The basic idea is quite similar to the great science fiction grand master Isaac Asimov’s concept of "Three Laws of Robotics," to be etched into the very pathways of every robot’s brain at the very deepest level:
A robot may not injure a human being or, through inaction, allow a human being to come to harm. A robot must obey orders given it by human beings except where such orders would conflict with the First Law. A robot must protect its own existence as long as such protection does not conflict with the First or Second Law.
Of course, however, there are several issues with the “Three Laws,” namely that they (1) are fictional, (2) were invented as a plot device, and (3) never functioned quite as designed in any of the stories in which they were featured (see number 2).
The real life version has some problems as well, as Yudkowsky himself admits: There are so many different approaches to artificial intelligence that it becomes hard to find structures or fail-safes that would work for all of them. It is difficult to know if the rules that make sense to us today would really function as designed, if carried out by superhuman intelligences. Finally, it seems at least plausible that a superhuman intelligence would find a way to easily brush aside our puny fail-safes, at least once it got powerful enough.

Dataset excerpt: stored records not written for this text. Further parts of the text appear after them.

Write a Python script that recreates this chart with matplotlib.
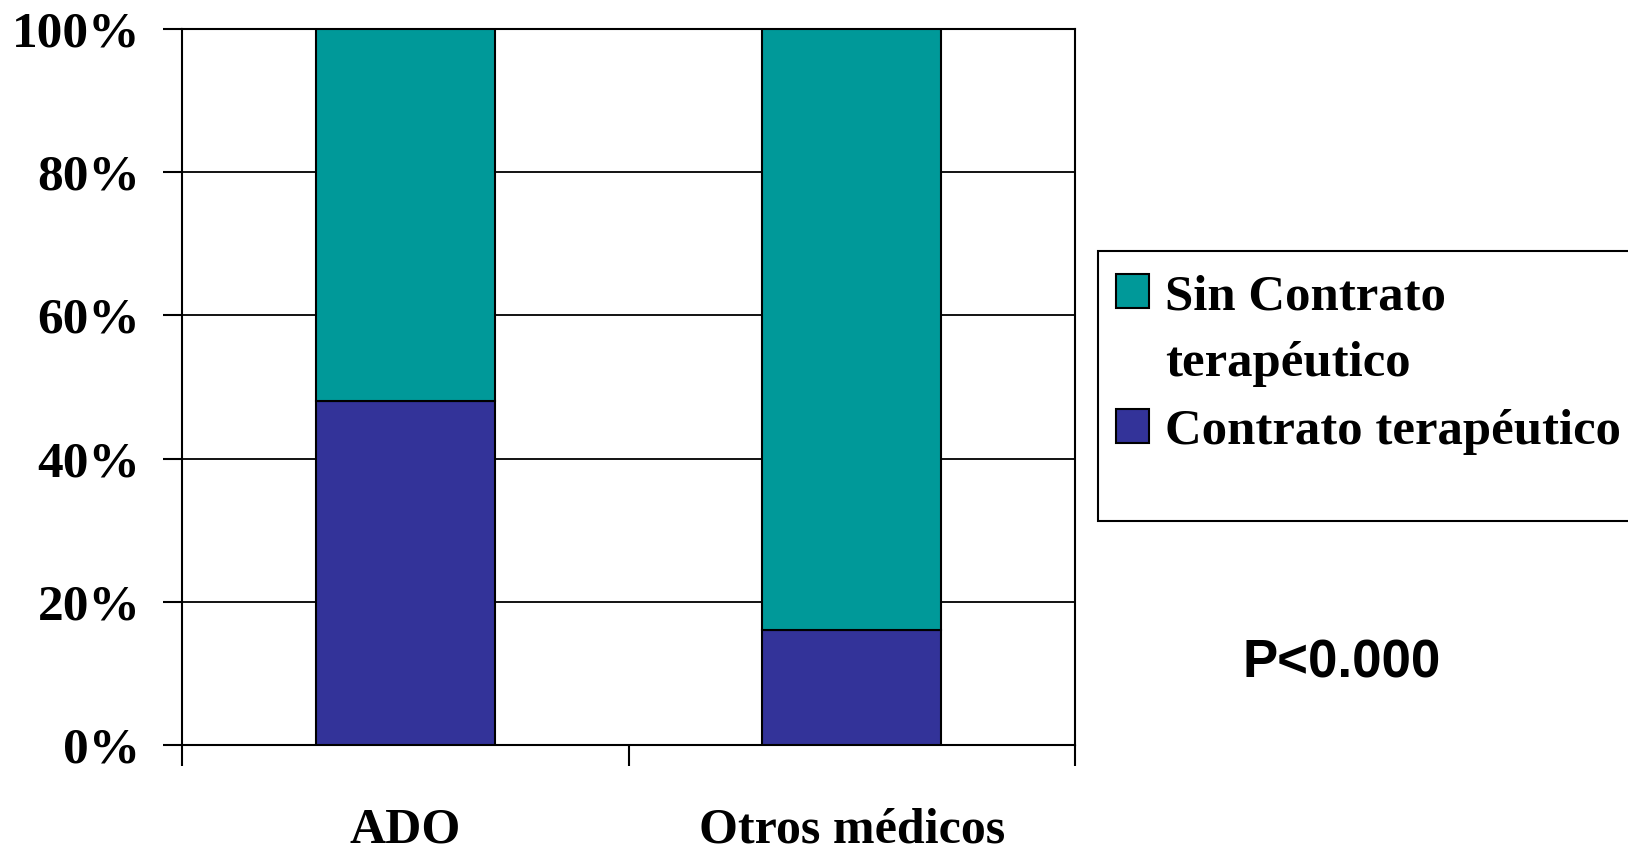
import matplotlib.pyplot as plt
from matplotlib.patches import Rectangle, Patch

categories = ['ADO', 'Otros médicos']
contrato = [48, 16]
sin_contrato = [52, 84]
y_ticks = [0, 20, 40, 60, 80, 100]
y_tick_labels = ['0%', '20%', '40%', '60%', '80%', '100%']
legend_labels = ['Sin Contrato', 'terapéutico', 'Contrato terapéutico']

teal = '#009999'
purple = '#333399'
serif = 'Liberation Serif'

fig = plt.figure(figsize=(16.28, 8.51), dpi=100)
W, H = 1628, 851
ax = fig.add_axes([182 / W, 1 - 745 / H, (1075 - 182) / W, (745 - 29) / H])

x = range(len(categories))
ax.bar(x, contrato, width=0.4, color=purple, edgecolor='black', linewidth=1.5,
       label='Contrato terapéutico', zorder=3)
ax.bar(x, sin_contrato, width=0.4, bottom=contrato, color=teal, edgecolor='black',
       linewidth=1.5, label='Sin Contrato terapéutico', zorder=3)

ax.set_xlim(-0.5, 1.5)
ax.set_ylim(0, 100)
ax.set_yticks(y_ticks)
ax.set_yticklabels(y_tick_labels, fontfamily=serif, fontweight='bold', fontsize=37)
ax.set_xticks(list(x))
ax.set_xticklabels(categories, fontfamily=serif, fontweight='bold', fontsize=36)
ax.set_xticks([-0.5, 0.5, 1.5], minor=True)
ax.tick_params(axis='x', which='major', length=0, pad=45)
ax.tick_params(axis='x', which='minor', length=15, width=1.5, direction='out')
ax.tick_params(axis='y', length=14, width=1.5, direction='out', pad=16)
ax.yaxis.grid(True, color='black', linewidth=1.3, zorder=0)
for s in ax.spines.values():
    s.set_linewidth(1.5)

# legend box runs off the right edge of the figure
fig.patches.append(Rectangle((1098 / W, 1 - 521 / H), (1660 - 1098) / W, 270 / H,
                             transform=fig.transFigure, facecolor='white',
                             edgecolor='black', linewidth=1.5, clip_on=False))
# the wrapped first label gets a blank handle on its second line
handles = [Patch(facecolor=teal, edgecolor='black', linewidth=1.5),
           Patch(facecolor='none', edgecolor='none'),
           Patch(facecolor=purple, edgecolor='black', linewidth=1.5)]
fig.legend(handles, legend_labels,
           loc='upper left', bbox_to_anchor=(1116 / W, 1 - 274 / H), frameon=False,
           prop={'family': serif, 'weight': 'bold', 'size': 36.5},
           handlelength=0.66, handleheight=0.66, handletextpad=0.3,
           labelspacing=0.42, borderpad=0, borderaxespad=0)

fig.text(1342 / W, 1 - 663 / H, 'P<0.000', fontfamily='Liberation Sans',
         fontweight='bold', fontsize=38, ha='center', va='center')

fig.savefig('out.png', dpi=100)
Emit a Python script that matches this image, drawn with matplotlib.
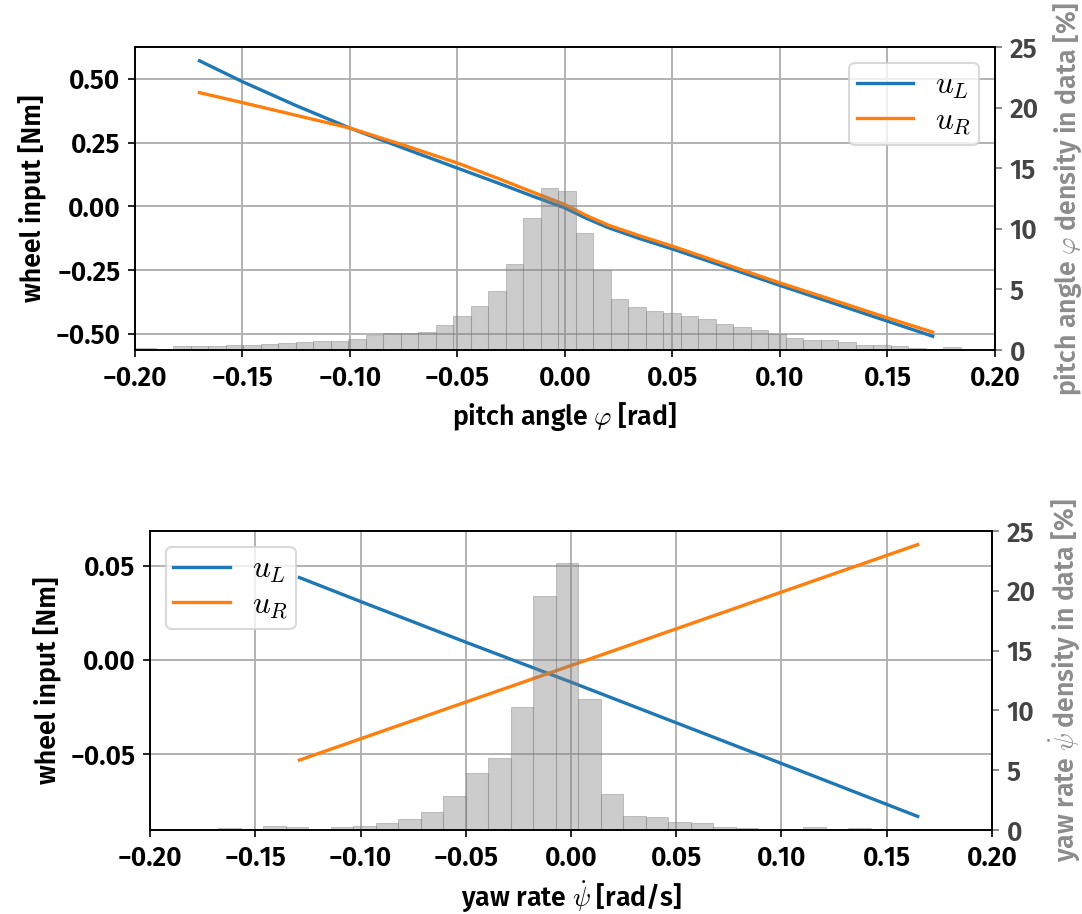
import numpy as np
import matplotlib
matplotlib.use("Agg")
import matplotlib.pyplot as plt
from matplotlib import font_manager

# pick the first sans family that actually ships a medium/semibold/bold face
_weights = {}
for f in font_manager.fontManager.ttflist:
    _weights.setdefault(f.name, set()).add(f.weight)
FAMILY = "DejaVu Sans"
WEIGHT = "bold"
for fam in ["Fira Sans", "Roboto", "Open Sans", "Lato", "Inter", "Noto Sans"]:
    ws = _weights.get(fam, set())
    cand = [w for w in ws if isinstance(w, int) and 500 <= w <= 700]
    if cand:
        FAMILY = fam
        WEIGHT = min(cand, key=lambda w: abs(w - 600))
        break

plt.rcParams["font.family"] = [FAMILY, "DejaVu Sans"]
plt.rcParams["font.weight"] = WEIGHT
plt.rcParams["axes.labelweight"] = WEIGHT
plt.rcParams["mathtext.fontset"] = "cm"
plt.rcParams["font.size"] = 12.8

# ---- pitch controller sweep ----
pitch_x = [-0.170, -0.150, -0.125, -0.100, -0.075, -0.050, -0.030, -0.015,
           0.000, 0.010, 0.020, 0.035, 0.050, 0.075, 0.100, 0.125, 0.150, 0.171]
pitch_uL = [0.571, 0.489, 0.395, 0.307, 0.228, 0.150, 0.088, 0.040,
            -0.006, -0.047, -0.083, -0.127, -0.167, -0.238, -0.310, -0.380, -0.450, -0.509]
pitch_uR = [0.446, 0.407, 0.357, 0.307, 0.240, 0.170, 0.106, 0.056,
            0.007, -0.036, -0.073, -0.116, -0.156, -0.228, -0.300, -0.368, -0.437, -0.493]

# pitch angle histogram (percent per bin)
pitch_bin_start = -0.2066
pitch_bin_width = 0.00814
pitch_hist = [0.13, 0.13, 0.12, 0.33, 0.33, 0.33, 0.41, 0.41, 0.52, 0.60,
              0.69, 0.74, 0.74, 0.91, 1.24, 1.38, 1.38, 1.49, 2.06, 2.81,
              3.63, 4.87, 7.10, 10.86, 13.37, 13.12, 9.68, 6.60, 4.24, 3.58,
              3.25, 3.08, 2.81, 2.59, 2.15, 1.93, 1.65, 1.32, 1.02, 0.83,
              0.83, 0.66, 0.42, 0.42, 0.33, 0.19, 0.00, 0.22, 0.10, 0.10]

# ---- yaw controller sweep ----
yaw_x = [-0.129, -0.100, -0.050, 0.000, 0.050, 0.100, 0.1647]
yaw_uL = [0.0437, 0.0310, 0.0094, -0.0118, -0.0334, -0.0550, -0.0831]
yaw_uR = [-0.0532, -0.0419, -0.0224, -0.0030, 0.0165, 0.0360, 0.0612]

# yaw rate histogram (percent per bin)
yaw_bin_start = -0.19962
yaw_bin_width = 0.010689
yaw_hist = [0.03, 0.03, 0.03, 0.14, 0.02, 0.33, 0.25, 0.10, 0.25, 0.33,
            0.56, 0.92, 1.50, 2.84, 4.74, 6.05, 10.26, 19.56, 22.30, 10.93,
            3.01, 1.17, 1.06, 0.64, 0.56, 0.28, 0.20, 0.08, 0.05, 0.22,
            0.03, 0.14]

W, H = 1082, 914
fig = plt.figure(figsize=(W / 150, H / 150), dpi=150)

RIGHT_TICK = "#444444"
RIGHT_LABEL = "#8c8c8c"


def panel(rect, x, uL, uR, bstart, bwidth, counts, xlabel, rlabel,
          yticks, legend_loc):
    ax = fig.add_axes(rect)
    ax.plot(x, uL, color="tab:blue", lw=1.6, label=r"$u_L$")
    ax.plot(x, uR, color="tab:orange", lw=1.6, label=r"$u_R$")
    ax.set_xlim(-0.2, 0.2)
    ax.set_xticks(np.arange(-0.2, 0.2001, 0.05))
    ax.set_yticks(yticks)
    ax.grid(True, color="#b0b0b0", lw=0.9)
    ax.set_xlabel(xlabel)
    ax.set_ylabel("wheel input [Nm]")
    ax.legend(loc=legend_loc, fontsize=15, handlelength=1.8,
              labelspacing=0.15, borderpad=0.25, handletextpad=0.7,
              framealpha=0.8, edgecolor="#d0d0d0")

    ax2 = ax.twinx()
    edges = bstart + bwidth * np.arange(len(counts) + 1)
    ax2.hist(edges[:-1], bins=edges, weights=counts, color="gray",
             alpha=0.4, edgecolor="gray", linewidth=0.5)
    ax2.set_ylim(0, 25)
    ax2.set_yticks([0, 5, 10, 15, 20, 25])
    ax2.tick_params(axis="y", colors="#777777", labelcolor=RIGHT_TICK)
    ax2.set_ylabel(rlabel, color=RIGHT_LABEL, labelpad=6)
    ax.set_xlim(-0.2, 0.2)
    return ax, ax2


panel([135 / W, 1 - 350 / H, 860 / W, 303 / H],
      pitch_x, pitch_uL, pitch_uR,
      pitch_bin_start, pitch_bin_width, pitch_hist,
      r"pitch angle $\varphi$ [rad]",
      r"pitch angle $\varphi$ density in data [%]",
      [-0.5, -0.25, 0.0, 0.25, 0.5], "upper right")

panel([150 / W, 1 - 830 / H, 842 / W, 299 / H],
      yaw_x, yaw_uL, yaw_uR,
      yaw_bin_start, yaw_bin_width, yaw_hist,
      r"yaw rate $\dot{\psi}$ [rad/s]",
      r"yaw rate $\dot{\psi}$ density in data [%]",
      [-0.05, 0.0, 0.05], "upper left")

fig.savefig("out.png", dpi=150)
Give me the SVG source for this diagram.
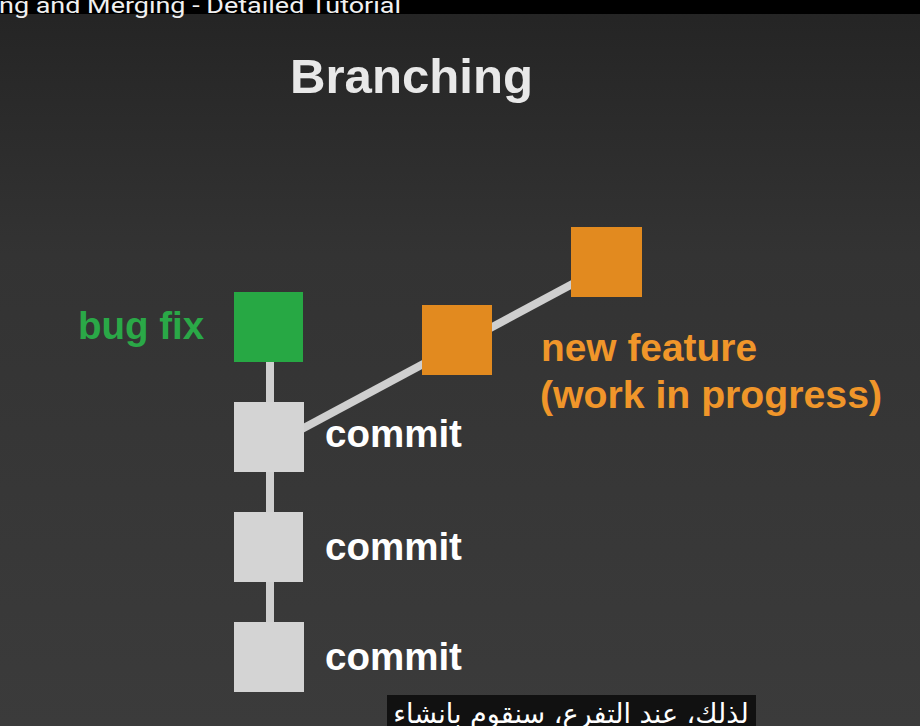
<svg xmlns="http://www.w3.org/2000/svg" width="920" height="726" viewBox="0 0 920 726">
<defs>
<linearGradient id="bg" x1="0" y1="0" x2="0" y2="1">
<stop offset="0" stop-color="#242424"/>
<stop offset="0.35" stop-color="#333333"/>
<stop offset="1" stop-color="#3b3b3b"/>
</linearGradient>
<style>
.lbl{font-family:"Liberation Sans",Arial,sans-serif;font-weight:bold;font-size:38.5px}
.commit{fill:#d4d4d4}
.feat{fill:#e28a1f}
.conn{stroke:#cfcfcf;stroke-width:8;fill:none}
</style>
</defs>
<rect x="0" y="0" width="920" height="726" fill="url(#bg)"/>
<rect x="0" y="0" width="920" height="14" fill="#000"/>
<text x="-1" y="13" font-family="Roboto,'Liberation Sans',sans-serif" font-size="22" fill="#f0f0f0" textLength="402" lengthAdjust="spacingAndGlyphs">ng and Merging - Detailed Tutorial</text>
<text x="290" y="93" font-family="'Liberation Sans',Arial,sans-serif" font-weight="bold" font-size="49" fill="#e8e8e8" textLength="243" lengthAdjust="spacingAndGlyphs">Branching</text>
<g id="connectors">
<line class="conn" x1="270" y1="360" x2="270" y2="625" stroke-width="7"/>
<line class="conn" x1="300" y1="430" x2="578" y2="281"/>
</g>
<g id="bugfix"><rect x="234" y="292" width="69" height="70" fill="#27a844"/><text class="lbl" x="78" y="339" fill="#2aa847">bug fix</text></g>
<g id="commit1"><rect class="commit" x="234" y="402" width="70" height="70"/><text class="lbl" x="325" y="447" fill="#ffffff">commit</text></g>
<g id="commit2"><rect class="commit" x="234" y="512" width="69" height="70"/><text class="lbl" x="325" y="560" fill="#ffffff">commit</text></g>
<g id="commit3"><rect class="commit" x="234" y="622" width="70" height="70"/><text class="lbl" x="325" y="670" fill="#ffffff">commit</text></g>
<g id="feature1"><rect class="feat" x="422" y="305" width="70" height="70"/></g>
<g id="feature2"><rect class="feat" x="571" y="227" width="71" height="70"/></g>
<g id="featurelabel">
<text class="lbl" x="541" y="361" fill="#f0962a" textLength="216" lengthAdjust="spacingAndGlyphs">new feature</text>
<text class="lbl" x="540" y="408" fill="#f0962a" textLength="342" lengthAdjust="spacingAndGlyphs">(work in progress)</text>
</g>
<rect x="387" y="695" width="369" height="31" fill="#111111"/>
<text x="571" y="723" text-anchor="middle" direction="rtl" font-family="'DejaVu Sans',sans-serif" font-size="27" fill="#ffffff">لذلك، عند التفرع، سنقوم بانشاء</text>
</svg>
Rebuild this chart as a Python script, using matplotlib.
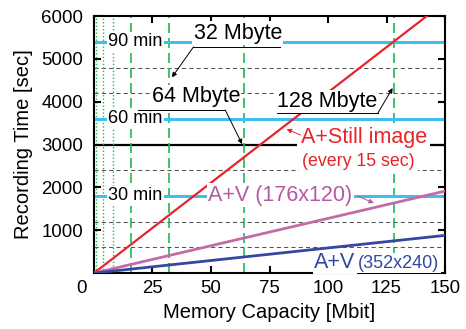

Overall, there are two major reasons for our uncertainty. The first is that we simply do not know enough about advanced machine intelligence, and what it will actually be like when we achieve it. Will computers need to gain free will and emotions and therefore unpredictability along the way? Or is that just overly anthropomorphic thinking? Will they remain ultra-rational and literal, or is a touch of poetic irrationality part of being truly intelligent? Can they remain as pure machines, or will we need to find some way to graft some sort of soul into them, one way or another?
The second problem is more acute, but less widely acknowledged: We do not understand enough about ourselves to know what to protect. There is no stable consensus on what makes us truly, significantly, importantly human. So how can we design machines to protect our humanity, if we do not know ourselves what it consists of?